Breaking the ice: Part I

Breaking the ice: Part I

MADDY is 14, Charlie is 40 but both have been to hell and back in Moree. Their stories of drug addiction and redemption offer an insight into an underworld which would shock many – and yet be shockingly familiar to many more. 

Both are clean now and have shared their stories with JOSEPH HINCHLIFFE to try and help others break the desperate cycle of drugs. 

In part one we feature Maddy, who became a user aged 12 and descended into a world of suicide, sexual abuse, child exploitation and violence…

Coming of age in the age of ice...

At 14, Maddy’s been off drugs for one year but is too scared to go back to school – for fear she might relapse.

“That’s where it starts,” Maddy says. “There are too many drugs in school; I can’t handle going back and seeing it… I’m better off at home with Mum.”

Maddy is studying via distance education even though she lives in the heart of Moree. 

When she was high, Maddy was physically violent toward both her teachers and her mother.

Now she credits her mother with helping her beat her addiction and with getting her life back. 

“The only reason I let her smoke cigarettes is for her cravings,” Maddy’s mother says. Maddy says she still gets cravings for hard drugs, only now she knows how to control them.

“You’ve got to figure out what helps,” Maddy says. “For me it’s chocolate, chips and drives. “I lock myself in my room or Mum takes me for a long drive with the music cranked right up.”

While soft drinks and snack food is not exactly the cornerstone of a healthy diet, these vices pale in comparison with the substances Maddy took before she was even a teenager. 

“The main one I used to do was coke,” she says. “Then there was weed, LSD, ecstasy… I smoked a bit of ice, took a bit of heroin, methadone, everything.

“People think you can’t get much heroin in this town anymore,” she laughs. “I could pretty much get whatever I want without paying for it.” 

“Young girls often can,” her mother says. “They’re an easier lay that way.”

Maddy agrees, saying sexual predators and paedophiles are giving drugs to young children to take advantage of them. 

She claims to know children as young as six who are taking drugs.

And it’s not just men who are taking advantage of vulnerable young women and children. Maddy says her addiction began with the most shocking of betrayals.

“I was staying at a friend’s place and they asked me if I wanted to eat dinner,” she says. “They put ‘oxy cotton’ in the mash potatoes.”

Maddy was 12-years-old. 

A prescription, morphine-based painkiller, oxycodone is known as ‘hillbilly heroin’. Its illicit use has soared across the country over the last decade.

“After dinner I started feeling a bit, meh,” she says. “Then I pretty much ended up living there. Pretty soon I got addicted, they were putting needles in my arm and I didn’t know what was in ‘em.”

“She just knew she enjoyed it,” her mother says. Maddy agrees. 

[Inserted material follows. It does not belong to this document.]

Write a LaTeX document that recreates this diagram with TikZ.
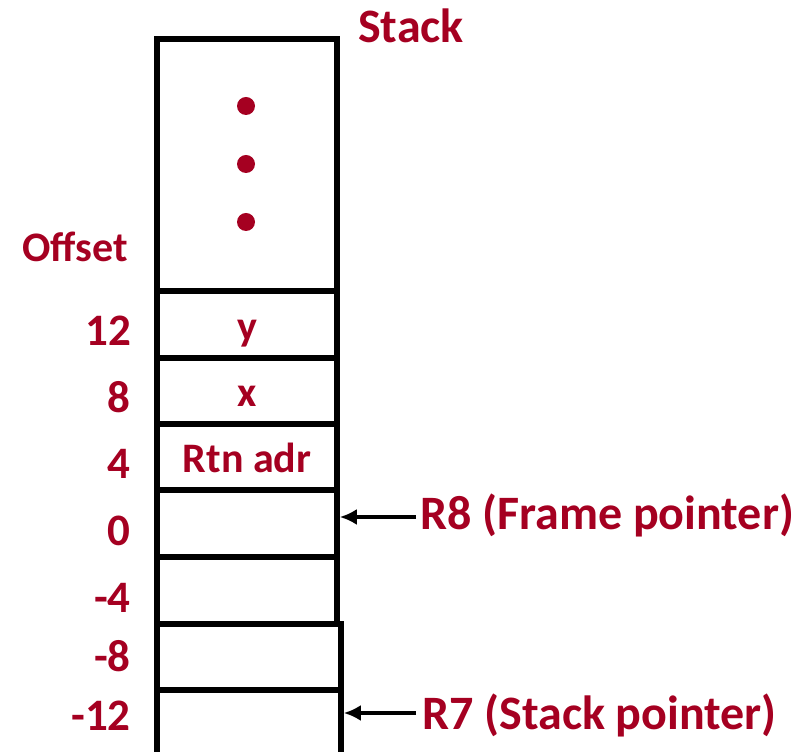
\documentclass[tikz,border=0pt]{standalone}
\usepackage{fontspec}
\setmainfont{Carlito}
\usetikzlibrary{arrows.meta}
\definecolor{stackred}{RGB}{165,0,33}
\begin{document}
\begin{tikzpicture}[x=1pt,y=1pt,
  cell/.style={draw=black,line width=5.5pt,minimum width=180pt,inner sep=0pt,
    text=stackred,font=\fontsize{42}{42}\selectfont\bfseries,
    text height=32pt,text depth=0pt},
  offs/.style={anchor=base east,inner sep=0pt,text=stackred,
    font=\fontsize{45}{45}\selectfont\bfseries},
  big/.style={inner sep=0pt,text=stackred,font=\fontsize{48}{48}\selectfont\bfseries},
  dotmark/.style={circle,fill=stackred,inner sep=0pt,minimum size=18pt},
  ptr/.style={line width=4.5pt,-{Latex[length=17pt,width=16pt]}}]
\useasboundingbox (0,0) rectangle (798,752);
% stack cells (heights from the frame layout)
\node[cell,minimum height=252pt] (ctop) at (247,752-165) {};
\node[cell,minimum height=67pt] (cy)   at (247,752-324.5) {y};
\node[cell,minimum height=66pt] (cx)   at (247,752-391) {x};
\node[cell,minimum height=66pt] (crtn) at (247,752-457) {Rtn adr};
\node[cell,minimum height=67pt] (c0)   at (247,752-523.5) {};
\node[cell,minimum height=67pt] (cm4)  at (247,752-590.5) {};
\node[cell,minimum height=66pt,minimum width=184pt] (cm8) at (249,752-657) {};
\node[cell,minimum height=100pt,minimum width=184pt] (cm12) at (249,752-740) {};
% continuation dots
\node[dotmark] (d1) at (246,752-106) {};
\node[dotmark] (d2) at (246,752-164) {};
\node[dotmark] (d3) at (246,752-222) {};
% titles
\node[big,anchor=base west] (title) at (358,752-43) {Stack};
\node[inner sep=0pt,anchor=base west,text=stackred,
  font=\fontsize{42}{42}\selectfont\bfseries] (offset) at (22,752-262) {Offset};
% offsets
\node[offs] (o12) at (131,752-346) {12};
\node[offs] (o8)  at (131,752-413) {8};
\node[offs] (o4)  at (131,752-479) {4};
\node[offs] (o0)  at (131,752-546) {0};
\node[offs] (om4) at (131,752-613) {-4};
\node[offs] (om8) at (131,752-672) {-8};
\node[offs] (om12) at (131,752-731) {-12};
% register pointers
\node[big,anchor=west] (r8) at (420,752-515) {R8 (Frame pointer)};
\node[big,anchor=west] (r7) at (422,752-715) {R7 (Stack pointer)};
\draw[ptr] (r8.west) ++(-4,-2) coordinate (r8s) -- (r8s -| c0.east);
\draw[ptr] (r7.west) ++(-6,2) coordinate (r7s) -- (r7s -| cm12.east);
\end{tikzpicture}
\end{document}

Maddy’s mother says the reason her daughter was introduced to drugs was to use her as a prostitute. 

It is a practice she claims is common in Moree – and it is taking a terrible toll on its young victims. 

“I lost nine friends in less than three months to drug-related suicides,” Maddy says. “It ruined me.”

Maddy said she was high seven days a week. When she wasn’t, she didn’t feel normal. 

But it took time for her mother – a former nurse who has worked in the prison system – to realise. 

“My other daughter went to high school a sweet, little, beautiful girl and within four weeks I didn’t know who she was,” she says. “So with Maddy I just thought, ‘f**ing adolescence again… I didn’t see it, she was too close.”

Eventually she did work it out and sent Maddy away from Moree to stay with family. 

Maddy saw a psychologist, but most importantly she was out of Moree’s drug scene.  

Her former ‘friends’ turned on Maddy and her mother when she left town and both claim to have received death threats and intimidating visits. 

They talk about the methods of DIY self-protection, from thick bunches of keys on a chain to copper-tipped garden houses and throwing cigarette ash in the eyes of an assailant. 

Maddy’s mother would like to own a gun. 

“I had to leave my job as a nurse and now I only work a few hours a day to keep an eye on her,” she said. “It does affect everything I do.” 

Maddy credits her mother’s sacrifices with her success in getting clean. 

“I couldn’t imagine a better mum,” she says. “She’s my world; she was always there for me. Now she’s my best friend. I lost my Dad in 2010 and she is everything to me.”

Her mother was given six months to live in 1999 after being diagnosed with lymphoma.  

“I’m clean and I’m happy again,” Maddy says. “Life is better now. Now, I want to help others beat their addictions.”